Tuesday, January 31, 2012

Why Solzhenitsyn Still Matters

When I first moved to Russia I set myself the goal of getting to grips with the titans of Russian literature. Ultimately I would spend six years reading primarily Russian authors, but in those early days the prospect of battling my way through all those massive texts seemed intimidating, the reading equivalent of crossing Siberia on foot.

One author I was especially intimidated by was Aleksandr Solzhenitsyn, at least in part because the book I had brought with me from Scotland was Cancer Ward. I mean, why didn’t I bring Ivan Denisovich? That book was about the GULAG yes, but it was very short. Cancer Ward was about cancer AND Stalinism AND it was 560 pages long. Hey, why not read The Master and Margarita instead? It’s got the devil in it!

So I read Bulgakov’s book and thought it was only so-so. About a year later, I finally steeled myself to pick up Cancer Ward. And to my astonishment, I discovered that this “heavy” novel about Oleg Kostoglotov (“bone chewer”) an ex-political prisoner receiving treatment for cancer in a Central Asian hospital was actually a no-holds-barred, white-knuckle thrill ride! Well, not exactly, but I carried the book with me everywhere, reading it on public transportation and on park benches- it was that difficult to put down.

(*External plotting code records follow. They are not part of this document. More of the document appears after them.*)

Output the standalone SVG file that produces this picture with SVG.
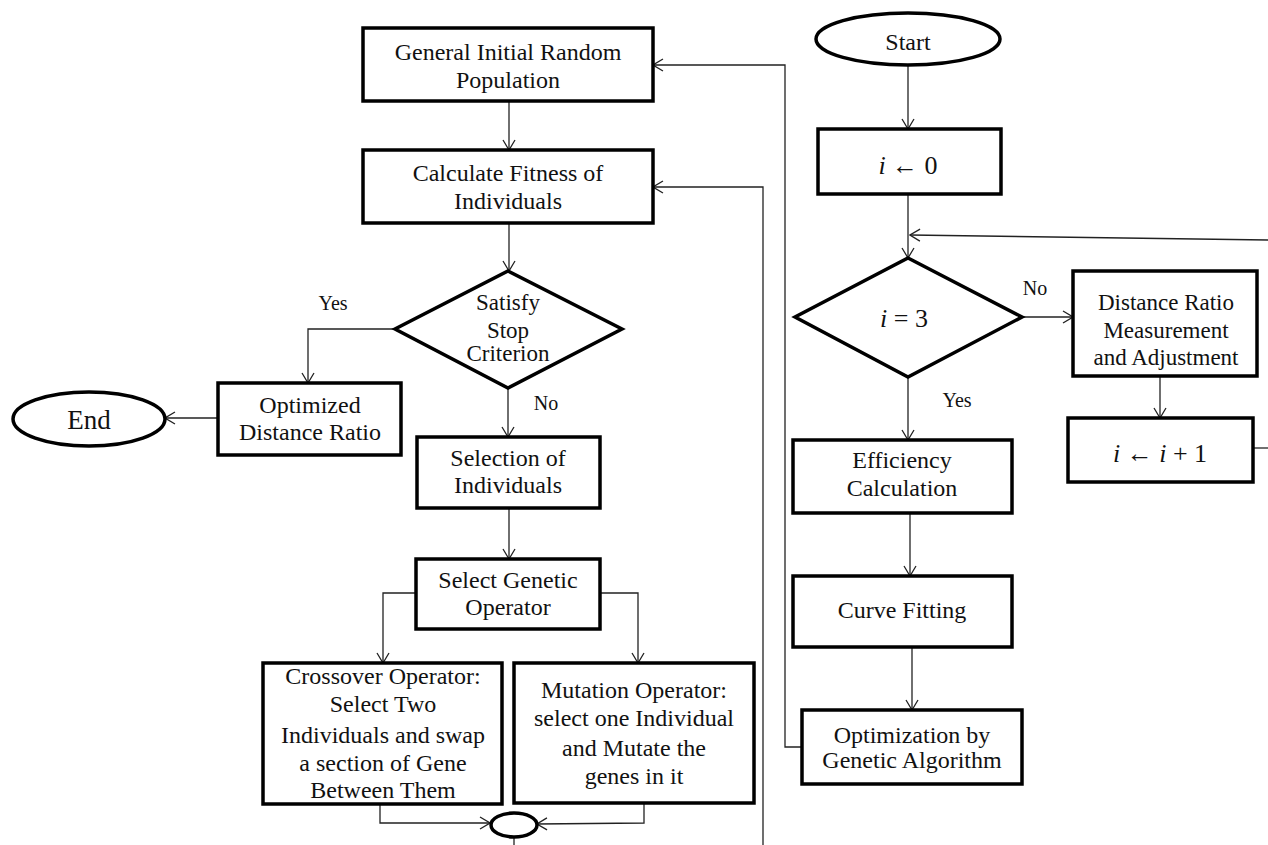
<svg xmlns="http://www.w3.org/2000/svg" width="1268" height="845" viewBox="0 0 1268 845">
<style>
.box{fill:#fff;stroke:#000;stroke-width:3.5}
.t{font-family:"Liberation Serif","Times New Roman",serif;font-size:24px;fill:#111;text-anchor:middle}
.s{font-size:23px}
.lbl{font-family:"Liberation Serif","Times New Roman",serif;font-size:20px;fill:#111;text-anchor:middle}
.m{font-family:"Liberation Serif","DejaVu Serif",serif;font-size:26px;fill:#111;text-anchor:middle}
.c{fill:none;stroke:#222;stroke-width:1.3}
</style>
<defs>
<marker id="ar" markerWidth="12" markerHeight="14" refX="11" refY="7" orient="auto" markerUnits="userSpaceOnUse">
<path d="M1,1 L11,7 L1,13" fill="none" stroke="#222" stroke-width="1.3"/>
</marker>
</defs>
<rect width="1268" height="845" fill="#fff"/>
<g id="connectors">
<line class="c" x1="509" y1="101" x2="509" y2="150" marker-end="url(#ar)"/>
<line class="c" x1="509" y1="223" x2="509" y2="271" marker-end="url(#ar)"/>
<polyline class="c" points="395,329 308,329 308,383" marker-end="url(#ar)"/>
<line class="c" x1="218" y1="418" x2="165" y2="418" marker-end="url(#ar)"/>
<line class="c" x1="508" y1="388" x2="508" y2="437" marker-end="url(#ar)"/>
<line class="c" x1="509" y1="508" x2="509" y2="559" marker-end="url(#ar)"/>
<polyline class="c" points="416,593 383,593 383,663" marker-end="url(#ar)"/>
<polyline class="c" points="600,593 638,593 638,663" marker-end="url(#ar)"/>
<polyline class="c" points="380,804 380,823 490,823" marker-end="url(#ar)"/>
<polyline class="c" points="644,803 644,823 537,824" marker-end="url(#ar)"/>
<line class="c" x1="514" y1="837" x2="514" y2="845"/>
<polyline class="c" points="763,845 763,187 653,187" marker-end="url(#ar)"/>
<polyline class="c" points="802,747 785,747 785,65 653,65" marker-end="url(#ar)"/>
<line class="c" x1="908" y1="65" x2="908" y2="129" marker-end="url(#ar)"/>
<line class="c" x1="908" y1="194" x2="908" y2="258" marker-end="url(#ar)"/>
<line class="c" x1="1268" y1="240" x2="910" y2="235" marker-end="url(#ar)"/>
<line class="c" x1="1022" y1="317" x2="1073" y2="317" marker-end="url(#ar)"/>
<line class="c" x1="908" y1="377" x2="908" y2="440" marker-end="url(#ar)"/>
<line class="c" x1="1160" y1="376" x2="1160" y2="418" marker-end="url(#ar)"/>
<line class="c" x1="1253" y1="448" x2="1268" y2="448"/>
<line class="c" x1="910" y1="513" x2="910" y2="576" marker-end="url(#ar)"/>
<line class="c" x1="912" y1="647" x2="912" y2="710" marker-end="url(#ar)"/>
</g>
<g id="labels">
<text class="lbl" x="333" y="310">Yes</text>
<text class="lbl" x="546" y="410">No</text>
<text class="lbl" x="1035" y="295">No</text>
<text class="lbl" x="957" y="407">Yes</text>
</g>
<g id="n-general">
<rect class="box" x="363" y="28" width="290" height="73"/>
<text class="t" x="508" y="60">General  Initial  Random</text>
<text class="t" x="508" y="88">Population</text>
</g>
<g id="n-fitness">
<rect class="box" x="363" y="150" width="290" height="73"/>
<text class="t" x="508" y="181">Calculate  Fitness  of</text>
<text class="t" x="508" y="209">Individuals</text>
</g>
<g id="n-stop">
<polygon class="box" points="508,271 622,329 508,388 395,329"/>
<text class="t s" x="508" y="310">Satisfy</text>
<text class="t s" x="508" y="338">Stop</text>
<text class="t s" x="508" y="361">Criterion</text>
</g>
<g id="n-optimized">
<rect class="box" x="218" y="383" width="183" height="72"/>
<text class="t" x="310" y="413">Optimized</text>
<text class="t" x="310" y="440">Distance  Ratio</text>
</g>
<g id="n-end">
<ellipse class="box" cx="89" cy="419" rx="76" ry="27"/>
<text class="t" x="89" y="429" style="font-size:27px">End</text>
</g>
<g id="n-selection">
<rect class="box" x="417" y="437" width="183" height="71"/>
<text class="t" x="508" y="466">Selection  of</text>
<text class="t" x="508" y="493">Individuals</text>
</g>
<g id="n-operator">
<rect class="box" x="416" y="559" width="184" height="70"/>
<text class="t" x="508" y="588">Select Genetic</text>
<text class="t" x="508" y="615">Operator</text>
</g>
<g id="n-crossover">
<rect class="box" x="263" y="663" width="239" height="141"/>
<text class="t" x="383" y="684">Crossover Operator:</text>
<text class="t" x="383" y="712">Select Two</text>
<text class="t" x="383" y="743">Individuals  and swap</text>
<text class="t" x="383" y="771">a section of Gene</text>
<text class="t" x="383" y="798">Between  Them</text>
</g>
<g id="n-mutation">
<rect class="box" x="514" y="663" width="240" height="140"/>
<text class="t" x="634" y="698">Mutation  Operator:</text>
<text class="t" x="634" y="726">select one Individual</text>
<text class="t" x="634" y="756">and Mutate the</text>
<text class="t" x="634" y="784">genes in it</text>
</g>
<g id="n-join">
<ellipse class="box" cx="514" cy="825" rx="23" ry="12"/>
</g>
<g id="n-start">
<ellipse class="box" cx="908" cy="39" rx="92" ry="26"/>
<text class="t" x="908" y="50">Start</text>
</g>
<g id="n-i0">
<rect class="box" x="818" y="129" width="183" height="65"/>
<text class="m" x="908" y="174"><tspan font-style="italic">i</tspan> ← 0</text>
</g>
<g id="n-i3">
<polygon class="box" points="908,258 1022,317 908,377 795,317"/>
<text class="m" x="904" y="327"><tspan font-style="italic">i</tspan> = 3</text>
</g>
<g id="n-distance">
<rect class="box" x="1073" y="271" width="184" height="105"/>
<text class="t s" x="1166" y="310">Distance Ratio</text>
<text class="t s" x="1166" y="338">Measurement</text>
<text class="t s" x="1166" y="365">and Adjustment</text>
</g>
<g id="n-inc">
<rect class="box" x="1068" y="418" width="185" height="64"/>
<text class="m" x="1160" y="462"><tspan font-style="italic">i</tspan> ← <tspan font-style="italic">i</tspan> + 1</text>
</g>
<g id="n-efficiency">
<rect class="box" x="793" y="440" width="219" height="73"/>
<text class="t" x="902" y="468">Efficiency</text>
<text class="t" x="902" y="496">Calculation</text>
</g>
<g id="n-curve">
<rect class="box" x="793" y="576" width="219" height="71"/>
<text class="t" x="902" y="618">Curve Fitting</text>
</g>
<g id="n-ga">
<rect class="box" x="802" y="710" width="220" height="74"/>
<text class="t" x="912" y="743">Optimization  by</text>
<text class="t" x="912" y="768">Genetic Algorithm</text>
</g>
</svg>
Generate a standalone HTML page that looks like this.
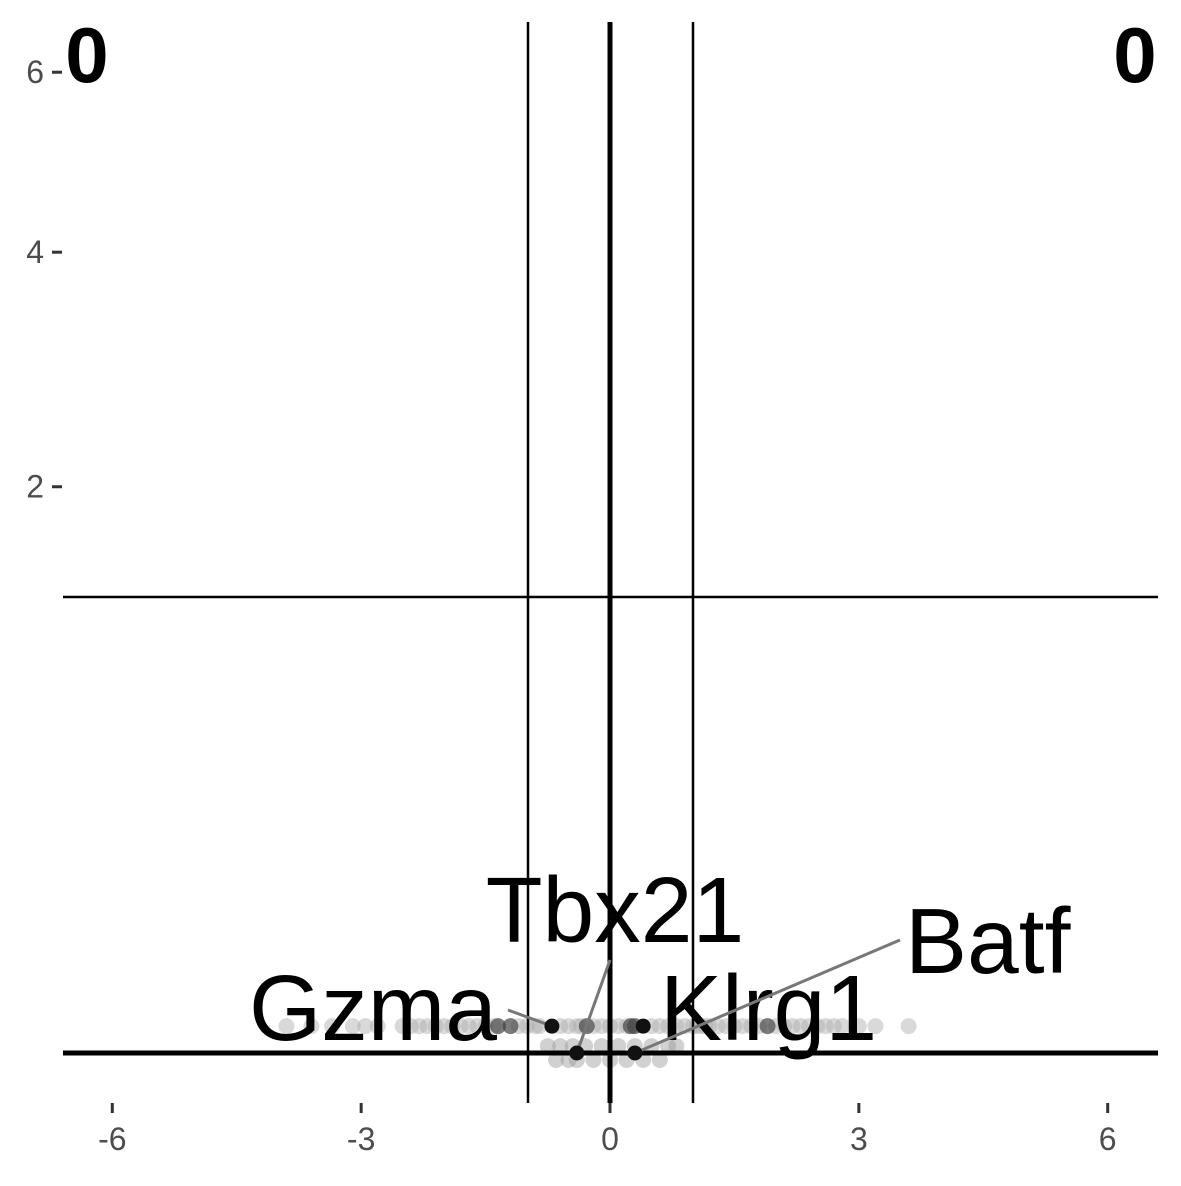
<!DOCTYPE html>
<html><head><meta charset="utf-8"><style>
body{margin:0;background:#fff}
svg{font-family:"Liberation Sans",sans-serif}
</style></head><body>
<svg id="c" width="1181" height="1181" xmlns="http://www.w3.org/2000/svg"></svg>
<script>
const lightX=[-3.9,-3.6,-3.35,-3.1,-2.95,-2.8,-2.5,-2.4,-2.3,-2.2,-2.1,-2.0,-1.9,-1.8,-1.7,-1.6,-1.5,-1.4,-1.1,-1.0,-0.9,-0.85,-0.6,-0.5,-0.4,-0.35,-0.2,-0.1,0.0,0.1,0.2,0.5,0.6,0.7,0.8,0.9,1.0,1.05,1.1,1.15,1.2,1.3,1.4,1.5,1.6,1.7,1.8,2.0,2.1,2.2,2.3,2.4,2.5,2.6,2.7,2.8,3.0,3.2,3.6];
const lightY=0.0045;
const midX=[-1.35,-1.2,-0.28,0.25,0.3,1.9];
const lowX=[-0.75,-0.65,-0.6,-0.5,-0.45,-0.4,-0.3,-0.2,-0.1,0.0,0.1,0.2,0.3,0.4,0.5,0.6,0.7,0.8];
const lowY=[0.0003,-0.0003,0.0003,-0.0003,0.0003,-0.0003,0.0003,-0.0003,0.0003,-0.0003,0.0003,-0.0003,0.0003,-0.0003,0.0003,-0.0003,0.0003,0.0003];
const genes=["Gzma","Tbx21","Klrg1","Batf"];
const geneX=[-0.7,-0.4,0.4,0.3];
const geneY=[0.0045,0.0,0.0045,0.0];
const labelPos=[[497,1040,"end",508,1010],[615,942,"middle",610,960],[660,1040,"start",null,null],[905,973,"start",900,940]];
const xTicks=[-6,-3,0,3,6];
const yTicks=[2,4,6];
const X=v=>610+v*82.95;
const Y=v=>1053-Math.sign(v)*Math.sqrt(Math.abs(v))*400.4;
const svg=document.getElementById('c');
const NS="http://www.w3.org/2000/svg";
function mk(t,a,p){const e=document.createElementNS(NS,t);for(const k in a)e.setAttribute(k,a[k]);(p||svg).appendChild(e);return e;}
lightX.forEach(x=>{const e=mk('circle',{cx:X(x),cy:Y(lightY),r:8,fill:'#aaa','fill-opacity':0.45});

});
lowX.forEach((x,i)=>{const e=mk('circle',{cx:X(x),cy:Y(lowY[i]),r:8,fill:'#999','fill-opacity':0.45});

});
midX.forEach(x=>{const e=mk('circle',{cx:X(x),cy:Y(lightY),r:8,fill:'#444','fill-opacity':0.7});

});
[[528,22,528,1103,2.5],[693,22,693,1103,2.5],[610,22,610,1103,5],[63,597,1158,597,2.5],[63,1053,1158,1053,5]].forEach(l=>{
const e=mk('line',{x1:l[0],y1:l[1],x2:l[2],y2:l[3],stroke:'#000','stroke-width':l[4]});

});
genes.forEach((g,i)=>{const px=X(geneX[i]),py=Y(geneY[i]);const lp=labelPos[i];
if(lp[3]!==null){const s=mk('line',{x1:lp[3],y1:lp[4],x2:px,y2:py,stroke:'#777','stroke-width':3});

}
const d=mk('circle',{cx:px,cy:py,r:7.5,fill:'#111'});


const t=mk('text',{x:lp[0],y:lp[1],'text-anchor':lp[2],'font-size':93});t.textContent=g;

});
xTicks.forEach(v=>{const e=mk('line',{x1:X(v),y1:1103,x2:X(v),y2:1113,stroke:'#333','stroke-width':3});


const t=mk('text',{x:X(v),y:1150,'text-anchor':'middle','font-size':32,fill:'#4d4d4d'});t.textContent=v;

});
yTicks.forEach(v=>{const e=mk('line',{x1:52,y1:Y(v),x2:62,y2:Y(v),stroke:'#333','stroke-width':3});


const t=mk('text',{x:44,y:Y(v)+11,'text-anchor':'end','font-size':32,fill:'#4d4d4d'});t.textContent=v;

});
[[87,'middle'],[1135,'middle']].forEach(c=>{const t=mk('text',{x:c[0],y:82,'text-anchor':c[1],'font-size':78,'font-weight':'bold'});t.textContent='0';

});
</script>
</body></html>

The back cover blurb on my (Cold War era) edition stated that it was a “metaphor for a society afflicted with a deadly cancer”… or something like that. Hmm: that Cancer Ward might be a long-winded allegory for the obvious evils of the USSR was one of the things that had put me off reading it for so long. In fact, the book is so much more than mere allegory. I was startled by the frank descriptions of the erotic longings of the sick and dying, the poignant stories of the randomly doomed and redeemed, and especially by the more or less sympathetic portrait of Rusanov, the Stalinist lackey now adrift in the Khruschev era. Solzhenitsyn used his fiction not to condemn, but to understand. There were no simplistic categories of good and evil in Cancer Ward; rather Solzhenitsyn presented a rich, polyphonic study of a complex historical moment in microcosm.


Over the years I read other books by Solzhenitsyn and each time admired not only his ability to construct intricate fictional labyrinths featuring vast casts of characters but also his humaneness, his profoundly sympathetic readings of other people. And now, in late 2011, a new book, Apricot Jam, sits on my desk containing the first English translations of stories he wrote after his return to Russia in 1993 already an old man, and largely written off by many as an irrelevant, allegedly anti-Semitic dinosaur.


It’s a pity that this myth endures because it undoubtedly prevents some people from experiencing some great literature. Solzhenitsyn was always a prose architect of great skill, prone to experimenting with structure and narrative forms. He referred to the stories in Apricot Jam as “binary,” each tale in the book being a juxtaposition of two separate halves, linked by theme or character. However these halves are frequently separated in time and space, or are written from radically different points of view. The gap between the linked stories is crucial to their overall meanings; that which goes unsaid contains as much meaning as that which is written.


Almost all of the stories are set during crisis points of soviet/Russian history: the Civil War, collectivization, or World War II. Towards the end, Solzhenitsyn even writes two stories which bleed into perestroika and the early 1990s period of bandit capitalism. Perhaps the best example of the binary technique however is a story called Times of Crisis, the first half of which is written from the perspective of a young soldier in the Civil War named Yorka Zhukov, who enthusiastically supports cruel reprisals against enemies of the Bolsheviks, including civilians. Reading it I wondered: Is this a portrait of Marshal Zhukov, the soviet war hero? Part II revealed that yes it was, as Solzhenitsyn skipped the most eventful years of the man’s life to depict Zhukov forty years later, an old man, sitting in his dacha, struggling to write his memoirs. The contrast between the virile young killer and the decrepit old war horse, grappling with his downfall in the post-Stalin era, and then feebly surrendering to the demands of his editors to write agitprop is at once biting and profound. By telling a made-up story about how Zhukov’s “factual” memoirs came to be so compromised and worthless, Solzhenitsyn ironically reveals that which their author sought to conceal. Via fiction he interrogates history, and reveals truth.


Solzhenitsyn always did this with his fiction and yet he never forgot that he was writing stories, which had to be engrossing, and entertaining, and moving. Apricot Jam reveals that even in old age, Solzhenitsyn remained a writer of great power and skillfulness.